Im VMS spricht man in diesem Zusammenhang vom "Process Context Switching". Das Verfahren ist prinzipiell gleich, wesentliche Teile werden jedoch im Gegensatz zum System /370 von der Hardware durchgeführt.

Anders als im System 1370 sind deshalb in VAX/VMS einigen der allgemeinen 16 Register bei dieser Funktion bestimmte Merkmale zugeordnet.

Nach dem Abarbeiten der entsprechenden Betriebssystemroutine lädt das System das vor dem Interrupt gültige "Old Program Status Word" und die Verarbeitung läßt sich an der unterbrochenen Stelle fortgeführen.

Verarbeitungsschritte im VAX/VMS-System

Auch hier benötigt die CPU spezielle Kontrollinformationen, um die dem Interrupt beziehungsweise der Exception entsprechende Bearbeitungsroutine zu finden. Diese Adressen werden in 4 Byte großen Longwords, welche als "Vektoren" bezeichnet werden, gespeichert. Die Vektoren bilden zusammen eine 512 Byte große Page, den "System Control Block (SCB) " im realen Speicher.

Der SCB entspricht funktional den "New PSW Locations" der Page 0 des Systems /370. Die Adresse des SCB befindet sich in einem Register, dem "System Control Block Base Register" (SCBB). Mit dessen Hilfe wird die Adresse (Vector) der zuständigen Betriebssystemroutine gefunden.

Das ist, wie im /370-System, ebenfalls eine Hardware-Angelegenheit, mit dem Unterschied, daß in VAX/VMS nicht die Page 0 fest zugeordnet wird. Beim Sichern des Prozessorstatus schreibt das VAX-System je eine Kopie des Program Counter und des Processor Status Longword in den Hardware Interrupt Stack.
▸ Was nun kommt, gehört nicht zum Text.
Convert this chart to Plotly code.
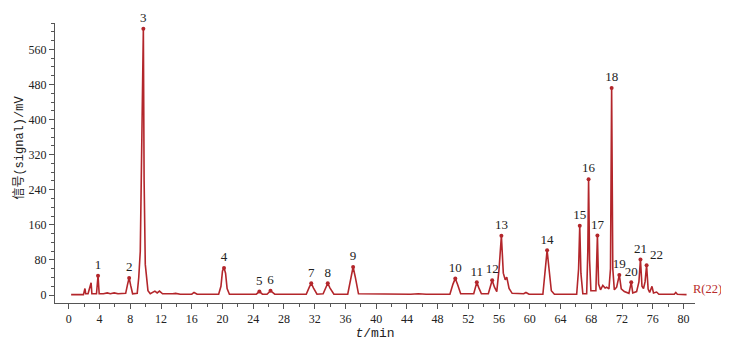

Je nach Art des Interrupts oder der Exception werden auch hier zusätzliche Informationen gesichert. Wie im /370-System ist auch dies eine Operation, die durch die Hardware ausgeführt wird.

Das Sichern der allgemeinen Register sowie der sonstigen Softwareinformationen der unterbrochenen Routine wird in VAX/VMS durch eine Hardware-Instruktion ausgeführt. Diese beim "Process Context Switching" betroffenen Informationen befinden sich in einer Datenstruktur, welche Process Control Block (PCB) genannt wird. Ein entsprechendes Register, das "Process Control Block Base Register" (PCBB), enthält die Adresse dieses Blocks.